The paper by Rocha and colleagues also satisfies the criterion of having intrinsic interest through the central role envisioned for clinical decision support systems in reducing medical errors and unneeded variations in practice. The authors conclude their paper with multiple reasons why theirs is one of a small number of studies of clinical decision support to yield null results. The study documents, in fact, that their decision support system was not fully integrated into patient care in the clinical environments studied. It relates this experience in a way that helps us understand how difficult the integration process can be, and the care that must be taken to ensure sufficient integration to realize the effects the authors were seeking. Of almost equal interest in this paper is the authors' noble attempt to impose a rigorous experimental method on a dynamic clinical setting, which resulted in a set of matched cases perhaps too small and too narrowly focused on specific clinical problems to detect any effects that may have existed. Like the work of Patterson and Harasym, the paper by Rocha and colleagues is a negative study from which several important lessons can be learned.

In conclusion, and with reference to the entire exercise that led to the publication of these two negative studies, we should examine the evidence this experience provides regarding the existence of a significant publication bias in medical informatics. When we issued the call for manuscripts, it was tempting to fantasize that years of pent-up demand would trigger a downpour of papers from authors who had been sitting on interesting, but negative, studies, all this time despairing of a place to publish them.
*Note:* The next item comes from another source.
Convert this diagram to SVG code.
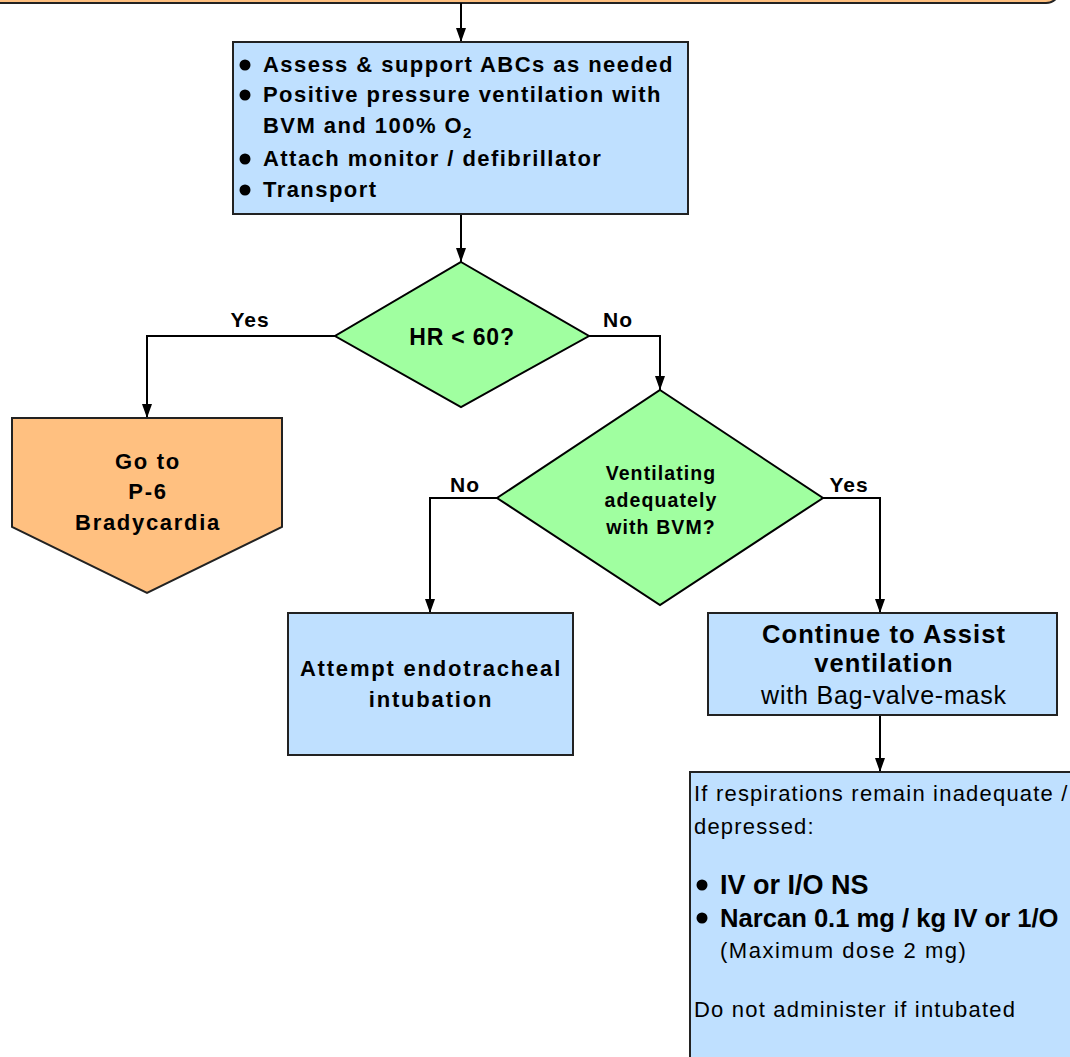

The four manuscripts received were, quantitatively, more of a drizzle than the fantasized torrent. It is possible that our welcoming of negative studies and promises of appropriate review were received cynically, making researchers reluctant to write up data that would report no differences or resubmit work that had perhaps been rejected in the past. Nonetheless, the response to our solicitation seems to lessen the chance that there is a substantial hidden literature depicting a large number of instances where “the system just didn't work” or “no differences were observed.”
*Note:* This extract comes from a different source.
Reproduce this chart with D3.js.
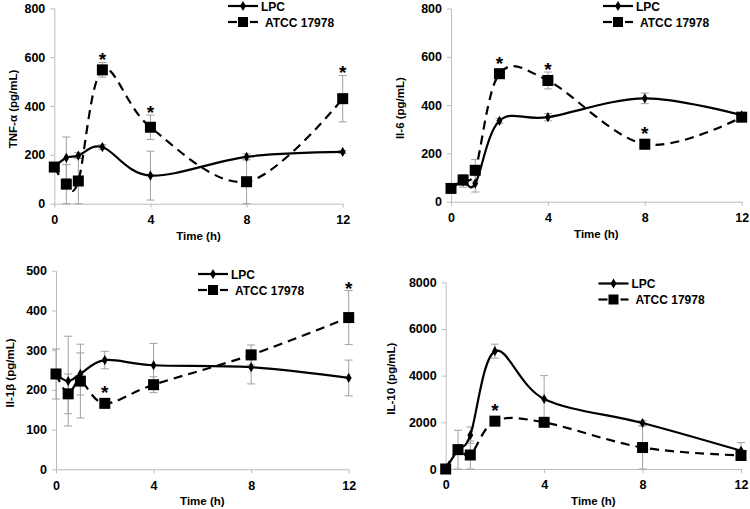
<!DOCTYPE html>
<html><head><meta charset="utf-8">
<script src="https://cdn.jsdelivr.net/npm/d3@7"></script>
<style>body{margin:0;background:#fff}svg{display:block}text{font-family:"Liberation Sans",Arial,sans-serif;font-weight:bold;fill:#000}</style>
</head><body>
<svg id="c" width="750" height="509"></svg>
<script>
const times = [0, 0.5, 1, 2, 4, 8, 12];
const xTicks = [0, 4, 8, 12];
const seriesNames = ["LPC", "ATCC 17978"];

const tnfLPC = [150, 188, 197, 232, 115, 192, 212];
const tnfLPCerr = [8, 85, 12, 10, 100, 12, 6];
const tnfATCC = [150, 80, 93, 548, 313, 90, 430];
const tnfATCCerr = [10, 80, 95, 30, 50, 90, 95];
const tnfStars = [2, 4, 12];
const tnfTicks = [0, 200, 400, 600, 800];

const il6LPC = [55, 85, 75, 335, 350, 428, 358];
const il6LPCerr = [5, 25, 35, 10, 15, 22, 10];
const il6ATCC = [55, 90, 130, 530, 502, 238, 350];
const il6ATCCerr = [5, 22, 45, 15, 35, 20, 10];
const il6Stars = [2, 4, 8];
const il6Ticks = [0, 200, 400, 600, 800];

const il1LPC = [240, 222, 240, 275, 262, 257, 230];
const il1LPCerr = [10, 113, 53, 22, 55, 42, 45];
const il1ATCC = [240, 190, 222, 166, 213, 288, 382];
const il1ATCCerr = [63, 50, 93, 5, 20, 25, 68];
const il1Stars = [2, 12];
const il1Ticks = [0, 100, 200, 300, 400, 500];

const il10LPC = [0, 820, 1450, 5050, 3000, 1970, 780];
const il10LPCerr = [20, 100, 350, 300, 1000, 100, 350];
const il10ATCC = [0, 830, 600, 2050, 2000, 920, 580];
const il10ATCCerr = [20, 830, 600, 100, 100, 920, 100];
const il10Stars = [2];
const il10Ticks = [0, 2000, 4000, 6000, 8000];

const panels = [
  {title:"TNF-α (pg/mL)", lpc:tnfLPC, lpcE:tnfLPCerr, atcc:tnfATCC, atccE:tnfATCCerr, stars:tnfStars, ticks:tnfTicks,
   x0:54.3, x1:342.7, y0:203.7, y1:8.3, tx:13, leg:{x:228, y:6}},
  {title:"Il-6 (pg/mL)", lpc:il6LPC, lpcE:il6LPCerr, atcc:il6ATCC, atccE:il6ATCCerr, stars:il6Stars, ticks:il6Ticks,
   x0:451, x1:741.7, y0:201.7, y1:8.5, tx:400, leg:{x:603, y:6}},
  {title:"Il-1β (pg/mL)", lpc:il1LPC, lpcE:il1LPCerr, atcc:il1ATCC, atccE:il1ATCCerr, stars:il1Stars, ticks:il1Ticks,
   x0:56, x1:348.7, y0:469.3, y1:270.7, tx:10, leg:{x:198, y:274}},
  {title:"IL-10 (pg/mL)", lpc:il10LPC, lpcE:il10LPCerr, atcc:il10ATCC, atccE:il10ATCCerr, stars:il10Stars, ticks:il10Ticks,
   x0:445.7, x1:741, y0:469, y1:282.3, tx:391, leg:{x:598.5, y:283.5}}
];

const svg = d3.select("#c");
const axisCol = "#bdbdbd", errCol = "#a0a0a0";

panels.forEach(p => {
  const g = svg.append("g");
  const x = d3.scaleLinear().domain([0, 12]).range([p.x0, p.x1]);
  const y = d3.scaleLinear().domain([0, d3.max(p.ticks)]).range([p.y0, p.y1]);

  const xa = g.append("g").attr("transform", `translate(0,${p.y0})`)
    .call(d3.axisBottom(x).tickValues(xTicks).tickFormat(d3.format("d")).tickSize(4).tickSizeOuter(0).tickPadding(5));
  const ya = g.append("g").attr("transform", `translate(${p.x0},0)`)
    .call(d3.axisLeft(y).tickValues(p.ticks).tickFormat(d3.format("d")).tickSize(4).tickSizeOuter(0).tickPadding(5));
  [xa, ya].forEach(a => {
    a.selectAll("path,line").attr("stroke", axisCol).attr("stroke-width", 1);
    a.selectAll("text").style("font-size", "12.5px").style("font-family", '"Liberation Sans",Arial,sans-serif').style("font-weight", "bold").attr("fill", "#000");
  });
  xa.selectAll("text").attr("dy", "0.9em");

  g.append("text").attr("x", (p.x0 + p.x1) / 2).attr("y", p.y0 + 36)
    .attr("text-anchor", "middle").style("font-size", "11.5px").text("Time (h)");
  g.append("text").attr("transform", `translate(${p.tx + 4},${(p.y0 + p.y1) / 2 + 3}) rotate(-90)`)
    .attr("text-anchor", "middle").style("font-size", "11.5px").text(p.title);

  const sets = [
    {v:p.lpc, e:p.lpcE, dash:null, mark:"diamond"},
    {v:p.atcc, e:p.atccE, dash:"9,6", mark:"square"}
  ];
  sets.forEach(s => {
    times.forEach((t, i) => {
      const cx = x(t);
      const lo = Math.max(0, s.v[i] - s.e[i]), hi = s.v[i] + s.e[i];
      g.append("line").attr("x1", cx).attr("x2", cx).attr("y1", y(lo)).attr("y2", y(hi)).attr("stroke", errCol).attr("stroke-width", 1);
      [lo, hi].forEach(val => g.append("line").attr("x1", cx - 4).attr("x2", cx + 4).attr("y1", y(val)).attr("y2", y(val)).attr("stroke", errCol).attr("stroke-width", 1));
    });
  });
  const line = d3.line().x((d, i) => x(times[i])).y(d => y(d)).curve(d3.curveCardinal.tension(0));
  sets.forEach(s => {
    g.append("path").attr("d", line(s.v)).attr("fill", "none").attr("stroke", "#000").attr("stroke-width", 2.2)
      .attr("stroke-dasharray", s.dash);
  });
  sets.forEach(s => {
    times.forEach((t, i) => {
      if (s.mark === "square") {
        g.append("rect").attr("x", x(t) - 5.5).attr("y", y(s.v[i]) - 5.5).attr("width", 11).attr("height", 11).attr("fill", "#000");
      } else {
        g.append("path").attr("d", d3.symbol(d3.symbolDiamond, 30)()).attr("transform", `translate(${x(t)},${y(s.v[i])})`).attr("fill", "#000");
      }
    });
  });
  p.stars.forEach(t => {
    const i = times.indexOf(t);
    const top = p.atcc[i] + p.atccE[i];
    g.append("text").attr("x", x(t)).attr("y", Math.min(y(top), y(p.atcc[i]) - 8) + 4).attr("text-anchor", "middle")
      .style("font-size", "19px").style("font-weight", "bold").text("*");
  });
  const L = p.leg;
  const lg = g.append("g");
  lg.append("line").attr("x1", L.x).attr("x2", L.x + 30).attr("y1", L.y).attr("y2", L.y).attr("stroke", "#000").attr("stroke-width", 2.2);
  lg.append("path").attr("d", d3.symbol(d3.symbolDiamond, 30)()).attr("transform", `translate(${L.x + 15},${L.y})`);
  lg.append("text").attr("x", L.x + 33).attr("y", L.y + 4.5).style("font-size", "12px").text(seriesNames[0]);
  const y2 = L.y + 16;
  lg.append("line").attr("x1", L.x).attr("x2", L.x + 9).attr("y1", y2).attr("y2", y2).attr("stroke", "#000").attr("stroke-width", 2.2);
  lg.append("line").attr("x1", L.x + 22).attr("x2", L.x + 30).attr("y1", y2).attr("y2", y2).attr("stroke", "#000").attr("stroke-width", 2.2);
  lg.append("rect").attr("x", L.x + 10).attr("y", y2 - 5).attr("width", 10).attr("height", 10).attr("fill", "#000");
  lg.append("text").attr("x", L.x + 37).attr("y", y2 + 4.5).style("font-size", "12px").text(seriesNames[1]);
});
</script>
</body></html>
Beyond that, we enter the realm of speculation as to the extent of publication bias in our field. The motivations to publish and the factors that determine whether a completed work results in a manuscript are themselves complex. Concern about personal or corporate embarrassment may indeed play a major role. As medical system deployments become more extensive and expensive, the consequences attaching to lack of success become Brobdingnagian.

Moreover, publication bias does not result exclusively from failure to publish negative studies. In a complementary way, many efforts with positive results do not find their way into the literature because of distraction, overwork, lack of motivation or rewards for publication, or perhaps the desire not to reveal too much about a resource that could be commercializable. These factors also speak to our field's core values. They should be the focus of continuing discussions that go well beyond the issue of negative studies that was our original motivation.

We hope that this exercise and the resulting publication of two “negative studies” will, over time, work to reduce whatever level of publication bias exists in medical informatics. We hope we have raised the level of concern about this important scientific issue, and perhaps deepened understanding of what this elusive term means. Authors who have performed careful work should not be hesitant to report this work, even if the results were negative, null, or “disappointing.” We encourage these authors to analyze carefully the reasons these results were obtained, and to be articulate about these factors in their submitted manuscripts.